▸ EXERCISE DETAILS
Each line that follows should be printed again exactly as it stands.
>> begin INFORMATION SUPPLIED
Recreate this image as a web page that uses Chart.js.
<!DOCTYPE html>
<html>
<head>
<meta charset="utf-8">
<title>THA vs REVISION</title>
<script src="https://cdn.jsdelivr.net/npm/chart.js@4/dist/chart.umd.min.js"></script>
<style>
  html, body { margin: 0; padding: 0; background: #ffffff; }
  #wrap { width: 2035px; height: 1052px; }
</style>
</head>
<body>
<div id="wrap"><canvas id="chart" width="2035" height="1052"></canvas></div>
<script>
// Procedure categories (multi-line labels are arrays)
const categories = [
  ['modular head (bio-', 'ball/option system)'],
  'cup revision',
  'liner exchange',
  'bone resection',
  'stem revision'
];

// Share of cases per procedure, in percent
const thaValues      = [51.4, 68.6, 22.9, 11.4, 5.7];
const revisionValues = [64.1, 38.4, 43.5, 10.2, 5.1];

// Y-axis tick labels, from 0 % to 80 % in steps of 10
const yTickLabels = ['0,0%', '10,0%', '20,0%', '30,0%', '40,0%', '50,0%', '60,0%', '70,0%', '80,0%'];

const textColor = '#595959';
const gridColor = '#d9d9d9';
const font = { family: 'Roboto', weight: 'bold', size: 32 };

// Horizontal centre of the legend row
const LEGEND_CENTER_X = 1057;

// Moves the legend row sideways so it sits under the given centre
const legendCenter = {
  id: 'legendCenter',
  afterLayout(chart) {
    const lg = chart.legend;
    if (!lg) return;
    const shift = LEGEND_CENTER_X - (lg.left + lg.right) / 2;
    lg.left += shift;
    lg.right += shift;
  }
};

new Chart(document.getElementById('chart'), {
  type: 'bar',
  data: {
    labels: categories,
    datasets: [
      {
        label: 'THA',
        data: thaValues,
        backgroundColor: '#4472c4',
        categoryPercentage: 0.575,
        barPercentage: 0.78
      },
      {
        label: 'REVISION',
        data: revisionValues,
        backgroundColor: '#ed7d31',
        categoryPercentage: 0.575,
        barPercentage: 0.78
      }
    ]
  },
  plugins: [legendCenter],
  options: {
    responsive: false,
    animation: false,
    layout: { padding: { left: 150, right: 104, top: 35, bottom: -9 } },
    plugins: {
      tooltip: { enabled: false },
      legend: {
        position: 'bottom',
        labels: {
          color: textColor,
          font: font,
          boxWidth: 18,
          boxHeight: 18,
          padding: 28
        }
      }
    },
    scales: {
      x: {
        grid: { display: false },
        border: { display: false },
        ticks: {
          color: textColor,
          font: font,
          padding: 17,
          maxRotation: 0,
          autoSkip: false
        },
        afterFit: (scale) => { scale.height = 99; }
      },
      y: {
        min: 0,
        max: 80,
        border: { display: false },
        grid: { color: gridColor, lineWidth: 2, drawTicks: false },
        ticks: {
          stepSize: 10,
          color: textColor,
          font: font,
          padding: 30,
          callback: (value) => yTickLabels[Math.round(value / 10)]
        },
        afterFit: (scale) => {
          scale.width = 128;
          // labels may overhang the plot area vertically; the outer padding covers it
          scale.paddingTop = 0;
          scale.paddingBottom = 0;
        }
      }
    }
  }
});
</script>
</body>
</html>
>> end INFORMATION SUPPLIED
▸ SOLUTION TO THE PROBLEM
Recreate this image as a web page that uses Chart.js.
<!DOCTYPE html>
<html>
<head>
<meta charset="utf-8">
<title>THA vs REVISION</title>
<script src="https://cdn.jsdelivr.net/npm/chart.js@4/dist/chart.umd.min.js"></script>
<style>
  html, body { margin: 0; padding: 0; background: #ffffff; }
  #wrap { width: 2035px; height: 1052px; }
</style>
</head>
<body>
<div id="wrap"><canvas id="chart" width="2035" height="1052"></canvas></div>
<script>
// Procedure categories (multi-line labels are arrays)
const categories = [
  ['modular head (bio-', 'ball/option system)'],
  'cup revision',
  'liner exchange',
  'bone resection',
  'stem revision'
];

// Share of cases per procedure, in percent
const thaValues      = [51.4, 68.6, 22.9, 11.4, 5.7];
const revisionValues = [64.1, 38.4, 43.5, 10.2, 5.1];

// Y-axis tick labels, from 0 % to 80 % in steps of 10
const yTickLabels = ['0,0%', '10,0%', '20,0%', '30,0%', '40,0%', '50,0%', '60,0%', '70,0%', '80,0%'];

const textColor = '#595959';
const gridColor = '#d9d9d9';
const font = { family: 'Roboto', weight: 'bold', size: 32 };

// Horizontal centre of the legend row
const LEGEND_CENTER_X = 1057;

// Moves the legend row sideways so it sits under the given centre
const legendCenter = {
  id: 'legendCenter',
  afterLayout(chart) {
    const lg = chart.legend;
    if (!lg) return;
    const shift = LEGEND_CENTER_X - (lg.left + lg.right) / 2;
    lg.left += shift;
    lg.right += shift;
  }
};

new Chart(document.getElementById('chart'), {
  type: 'bar',
  data: {
    labels: categories,
    datasets: [
      {
        label: 'THA',
        data: thaValues,
        backgroundColor: '#4472c4',
        categoryPercentage: 0.575,
        barPercentage: 0.78
      },
      {
        label: 'REVISION',
        data: revisionValues,
        backgroundColor: '#ed7d31',
        categoryPercentage: 0.575,
        barPercentage: 0.78
      }
    ]
  },
  plugins: [legendCenter],
  options: {
    responsive: false,
    animation: false,
    layout: { padding: { left: 150, right: 104, top: 35, bottom: -9 } },
    plugins: {
      tooltip: { enabled: false },
      legend: {
        position: 'bottom',
        labels: {
          color: textColor,
          font: font,
          boxWidth: 18,
          boxHeight: 18,
          padding: 28
        }
      }
    },
    scales: {
      x: {
        grid: { display: false },
        border: { display: false },
        ticks: {
          color: textColor,
          font: font,
          padding: 17,
          maxRotation: 0,
          autoSkip: false
        },
        afterFit: (scale) => { scale.height = 99; }
      },
      y: {
        min: 0,
        max: 80,
        border: { display: false },
        grid: { color: gridColor, lineWidth: 2, drawTicks: false },
        ticks: {
          stepSize: 10,
          color: textColor,
          font: font,
          padding: 30,
          callback: (value) => yTickLabels[Math.round(value / 10)]
        },
        afterFit: (scale) => {
          scale.width = 128;
          // labels may overhang the plot area vertically; the outer padding covers it
          scale.paddingTop = 0;
          scale.paddingBottom = 0;
        }
      }
    }
  }
});
</script>
</body>
</html>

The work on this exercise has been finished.